レースの前々日にベニドルムに雨が降ったものの、基本的にはコースはドライなコンディション。湿気も気にするほど高くなく、非常に走りやすいレースコンディションでした。
日本人選手が5人出走
織田聖選手。Photo by Yukari TSUSHIMA
今回のベニドルムの大会には、5人の日本人選手が出走しました。
午前9時という早い時間のスタートとなった男子ジュニアカテゴリーでは、山田駿太郎選手と田島綾人選手の2人が出走しました。
山田駿太郎選手。Photo by Yukari TSUSHIMA
今回の大会のコースがシクロクロスとしては比較的コースの幅が広いこともあり、レース中の平均時速は26.11㎞にまで達するスピードレースとなりましたが山田選手も田島選手も無事に完走し、今後のレースでの活躍に期待を持つことができる結果となりました。

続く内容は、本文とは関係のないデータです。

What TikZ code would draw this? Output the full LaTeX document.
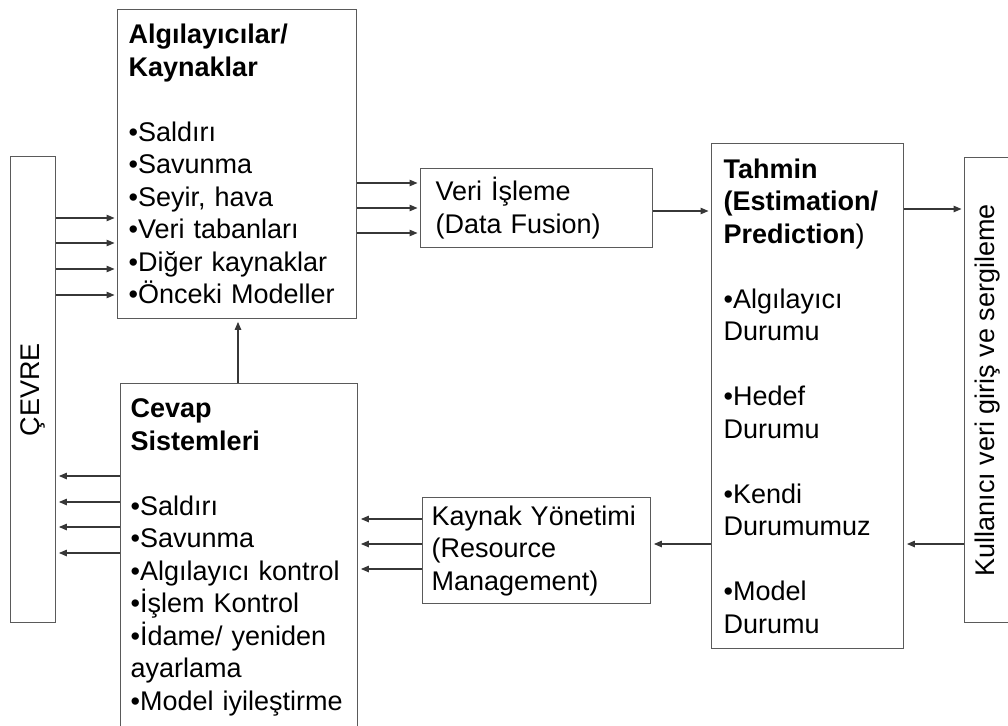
\documentclass[tikz,border=0pt]{standalone}
\usepackage{fontspec}
\setmainfont{Liberation Sans}
\usetikzlibrary{arrows.meta,positioning}
\definecolor{boxGray}{RGB}{90,90,90}
\definecolor{lineGray}{RGB}{55,55,55}

\begin{document}
\begin{tikzpicture}[x=1pt, y=-1pt,
    box/.style={draw=boxGray, line width=1.4pt, anchor=north west, align=left,
      inner xsep=11pt, inner ysep=0pt, font=\fontsize{27}{32.5}\selectfont},
    arr/.style={draw=lineGray, line width=1.2pt, shorten >=2.5pt,
      -{Triangle[length=8pt,width=6.5pt]}}]
    \path[use as bounding box] (0,0) rectangle (1008,725);
    \clip (0,0) rectangle (1008,725);
    % side bars
    \node[box, inner xsep=0pt, minimum width=45pt, minimum height=466pt] (cevre) at (10,156)
      {\rotatebox{90}{ÇEVRE}};
    \node[box, inner xsep=0pt, minimum width=52pt, minimum height=465pt] (kull) at (964,157)
      {\hspace*{-6pt}\rotatebox{90}{Kullanıcı veri giriş ve sergileme}};
    % sources and responses
    \node[box, text width=217pt, minimum height=309pt] (alg) at (117,9)
      {\textbf{Algılayıcılar/}\\\textbf{Kaynaklar}\\[32.5pt]
       •Saldırı\\•Savunma\\•Seyir, hava\\•Veri tabanları\\•Diğer kaynaklar\\•Önceki Modeller};
    \node[box, inner xsep=10pt, text width=217pt, minimum height=347pt] (cevap) at (120,383)
      {\textbf{Cevap}\\\textbf{Sistemleri}\\[32.5pt]
       •Saldırı\\•Savunma\\•Algılayıcı kontrol\\•İşlem Kontrol\\•İdame/ yeniden\\ayarlama\\•Model iyileştirme};
    % processing
    \node[box, inner xsep=15pt, text width=202pt, minimum height=79pt] (veri) at (420,168)
      {Veri İşleme\\(Data Fusion)};
    \node[box, inner xsep=9pt, text width=210pt, minimum height=106pt] (kaynak) at (422,497)
      {Kaynak Yönetimi\\(Resource\\Management)};
    \node[box, inner xsep=12pt, text width=168pt, minimum height=505pt] (tahmin) at (711,143)
      {\textbf{Tahmin}\\\textbf{(Estimation/}\\\textbf{Prediction})\\[32.5pt]
       •Algılayıcı\\Durumu\\[32.5pt]•Hedef\\Durumu\\[32.5pt]
       •Kendi\\Durumumuz\\[32.5pt]•Model\\Durumu};
    % forward flow
    \foreach \y in {218,243,269,295}
      \draw[arr] (cevre.east |- 0,\y) -- (alg.west |- 0,\y);
    \foreach \y in {183,208,233}
      \draw[arr] (alg.east |- 0,\y) -- (veri.west |- 0,\y);
    \draw[arr] (veri.east |- 0,211) -- (tahmin.west |- 0,211);
    \draw[arr] (tahmin.east |- 0,209) -- (kull.west |- 0,209);
    % feedback flow
    \draw[arr] (kull.west |- 0,544) -- (tahmin.east |- 0,544);
    \draw[arr] (tahmin.west |- 0,544) -- (kaynak.east |- 0,544);
    \foreach \y in {519,544,569}
      \draw[arr] (kaynak.west |- 0,\y) -- (cevap.east |- 0,\y);
    \foreach \y in {476,502,527,553}
      \draw[arr] (cevap.west |- 0,\y) -- (cevre.east |- 0,\y);
    \draw[arr] (cevap.north -| 238,0) -- (alg.south -| 238,0);
\end{tikzpicture}
\end{document}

田島綾斗選手。Photo by Yukari TSUSHIMA
男子アンダー23カテゴリーには遠藤紘介選手が出走しました。しかし、体調不良もあり、レースを途中でリタイアすることになってしまいました。レース後、遠藤選手は「最初の一周を走ってみて、今日の自分の体調で走りきれるような簡単なコースではないことがわかった。」と語り、この日のコースの厳しさを強く感じていることが伺われました。
この日のメインレースとも言える男子のエリートカテゴリーには、日本チャンピオンの織田聖選手と梶鉄輝選手の2人が出走しました。50人の選手が出走したこの日の男子エリートカテゴリーの平均時速は、27.26㎞のスピードを記録します。加えて、先頭集団のスピードがほとんど落ちることなく後半もレースが進みました。
梶鉄輝選手。Photo by Yukari TSUSHIMA
こうした速いレース展開に対し、日本人2選手は終始非常に苦しい戦いを強いられます。その結果、梶選手はレースを途中棄権し、織田選手はトップから4分遅れの38位でゴールしました。
Olanda Baseの活動
前述の通り、今回のベニドルムの大会では5人の日本人選手が出走しました。彼らの走りを裏方としてバックアップしていたのが、Olanda Baseという日本人のグループでした。
ベニドルムのレースに出走した梶選手を中心とするOlanda Baseは、ヨーロッパでレースをする日本人選手をサポートする活動をしており、今回のレースではベニドルム近辺のトレーニング環境を実際に見るという目的もあったとのことでした。
さまざまな形でヨーロッパのレースに挑戦する日本人選手が増えていることを改めて実感する、ベニドルムでのシクロクロスの一日となりました。